▶ _Aim of the task_:
What follows is a listing. Return every line of it exactly.

▶ _Given data_:
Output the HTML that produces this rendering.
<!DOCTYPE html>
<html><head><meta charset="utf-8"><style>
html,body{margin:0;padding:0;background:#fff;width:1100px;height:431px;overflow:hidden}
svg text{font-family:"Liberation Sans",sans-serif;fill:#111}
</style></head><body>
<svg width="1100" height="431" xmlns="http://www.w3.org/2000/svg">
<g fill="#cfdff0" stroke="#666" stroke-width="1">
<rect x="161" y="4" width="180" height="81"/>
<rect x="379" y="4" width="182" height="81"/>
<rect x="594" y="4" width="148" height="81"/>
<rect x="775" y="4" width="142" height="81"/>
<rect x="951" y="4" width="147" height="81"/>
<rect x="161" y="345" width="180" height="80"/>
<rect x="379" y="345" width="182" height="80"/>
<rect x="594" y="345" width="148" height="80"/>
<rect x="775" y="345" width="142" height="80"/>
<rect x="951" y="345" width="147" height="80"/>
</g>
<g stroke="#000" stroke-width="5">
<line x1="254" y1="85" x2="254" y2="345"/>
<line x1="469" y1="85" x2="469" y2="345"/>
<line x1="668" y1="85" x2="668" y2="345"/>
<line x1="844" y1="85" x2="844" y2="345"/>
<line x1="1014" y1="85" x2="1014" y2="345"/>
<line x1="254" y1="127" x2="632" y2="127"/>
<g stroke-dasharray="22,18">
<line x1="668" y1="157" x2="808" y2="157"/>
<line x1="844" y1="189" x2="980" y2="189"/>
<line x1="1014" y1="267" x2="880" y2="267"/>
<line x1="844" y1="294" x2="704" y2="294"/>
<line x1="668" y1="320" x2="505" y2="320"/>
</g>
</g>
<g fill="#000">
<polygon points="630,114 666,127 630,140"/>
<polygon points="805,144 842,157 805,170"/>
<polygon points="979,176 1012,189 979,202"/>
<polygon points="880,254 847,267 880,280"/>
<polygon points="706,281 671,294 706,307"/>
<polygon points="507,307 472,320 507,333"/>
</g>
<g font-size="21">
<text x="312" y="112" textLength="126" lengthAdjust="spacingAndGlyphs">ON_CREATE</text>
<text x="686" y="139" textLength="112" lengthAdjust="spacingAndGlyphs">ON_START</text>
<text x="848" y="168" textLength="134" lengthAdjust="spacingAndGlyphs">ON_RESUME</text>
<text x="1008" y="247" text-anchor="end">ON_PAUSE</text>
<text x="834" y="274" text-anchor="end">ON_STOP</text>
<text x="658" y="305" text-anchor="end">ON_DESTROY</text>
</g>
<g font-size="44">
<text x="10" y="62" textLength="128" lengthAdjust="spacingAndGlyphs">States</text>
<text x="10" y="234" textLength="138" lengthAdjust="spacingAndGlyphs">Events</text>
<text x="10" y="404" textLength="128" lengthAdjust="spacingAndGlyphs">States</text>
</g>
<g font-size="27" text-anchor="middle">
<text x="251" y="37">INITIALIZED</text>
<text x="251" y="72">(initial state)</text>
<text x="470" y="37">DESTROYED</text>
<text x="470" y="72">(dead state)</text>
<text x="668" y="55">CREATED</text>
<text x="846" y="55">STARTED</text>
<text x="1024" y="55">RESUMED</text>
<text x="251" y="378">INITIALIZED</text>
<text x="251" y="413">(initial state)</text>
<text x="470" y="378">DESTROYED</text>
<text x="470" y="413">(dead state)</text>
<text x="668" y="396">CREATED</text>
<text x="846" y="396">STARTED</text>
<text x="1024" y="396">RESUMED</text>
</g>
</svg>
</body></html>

▶ _Reply to the exercise_:
Output the HTML that produces this rendering.
<!DOCTYPE html>
<html><head><meta charset="utf-8"><style>
html,body{margin:0;padding:0;background:#fff;width:1100px;height:431px;overflow:hidden}
svg text{font-family:"Liberation Sans",sans-serif;fill:#111}
</style></head><body>
<svg width="1100" height="431" xmlns="http://www.w3.org/2000/svg">
<g fill="#cfdff0" stroke="#666" stroke-width="1">
<rect x="161" y="4" width="180" height="81"/>
<rect x="379" y="4" width="182" height="81"/>
<rect x="594" y="4" width="148" height="81"/>
<rect x="775" y="4" width="142" height="81"/>
<rect x="951" y="4" width="147" height="81"/>
<rect x="161" y="345" width="180" height="80"/>
<rect x="379" y="345" width="182" height="80"/>
<rect x="594" y="345" width="148" height="80"/>
<rect x="775" y="345" width="142" height="80"/>
<rect x="951" y="345" width="147" height="80"/>
</g>
<g stroke="#000" stroke-width="5">
<line x1="254" y1="85" x2="254" y2="345"/>
<line x1="469" y1="85" x2="469" y2="345"/>
<line x1="668" y1="85" x2="668" y2="345"/>
<line x1="844" y1="85" x2="844" y2="345"/>
<line x1="1014" y1="85" x2="1014" y2="345"/>
<line x1="254" y1="127" x2="632" y2="127"/>
<g stroke-dasharray="22,18">
<line x1="668" y1="157" x2="808" y2="157"/>
<line x1="844" y1="189" x2="980" y2="189"/>
<line x1="1014" y1="267" x2="880" y2="267"/>
<line x1="844" y1="294" x2="704" y2="294"/>
<line x1="668" y1="320" x2="505" y2="320"/>
</g>
</g>
<g fill="#000">
<polygon points="630,114 666,127 630,140"/>
<polygon points="805,144 842,157 805,170"/>
<polygon points="979,176 1012,189 979,202"/>
<polygon points="880,254 847,267 880,280"/>
<polygon points="706,281 671,294 706,307"/>
<polygon points="507,307 472,320 507,333"/>
</g>
<g font-size="21">
<text x="312" y="112" textLength="126" lengthAdjust="spacingAndGlyphs">ON_CREATE</text>
<text x="686" y="139" textLength="112" lengthAdjust="spacingAndGlyphs">ON_START</text>
<text x="848" y="168" textLength="134" lengthAdjust="spacingAndGlyphs">ON_RESUME</text>
<text x="1008" y="247" text-anchor="end">ON_PAUSE</text>
<text x="834" y="274" text-anchor="end">ON_STOP</text>
<text x="658" y="305" text-anchor="end">ON_DESTROY</text>
</g>
<g font-size="44">
<text x="10" y="62" textLength="128" lengthAdjust="spacingAndGlyphs">States</text>
<text x="10" y="234" textLength="138" lengthAdjust="spacingAndGlyphs">Events</text>
<text x="10" y="404" textLength="128" lengthAdjust="spacingAndGlyphs">States</text>
</g>
<g font-size="27" text-anchor="middle">
<text x="251" y="37">INITIALIZED</text>
<text x="251" y="72">(initial state)</text>
<text x="470" y="37">DESTROYED</text>
<text x="470" y="72">(dead state)</text>
<text x="668" y="55">CREATED</text>
<text x="846" y="55">STARTED</text>
<text x="1024" y="55">RESUMED</text>
<text x="251" y="378">INITIALIZED</text>
<text x="251" y="413">(initial state)</text>
<text x="470" y="378">DESTROYED</text>
<text x="470" y="413">(dead state)</text>
<text x="668" y="396">CREATED</text>
<text x="846" y="396">STARTED</text>
<text x="1024" y="396">RESUMED</text>
</g>
</svg>
</body></html>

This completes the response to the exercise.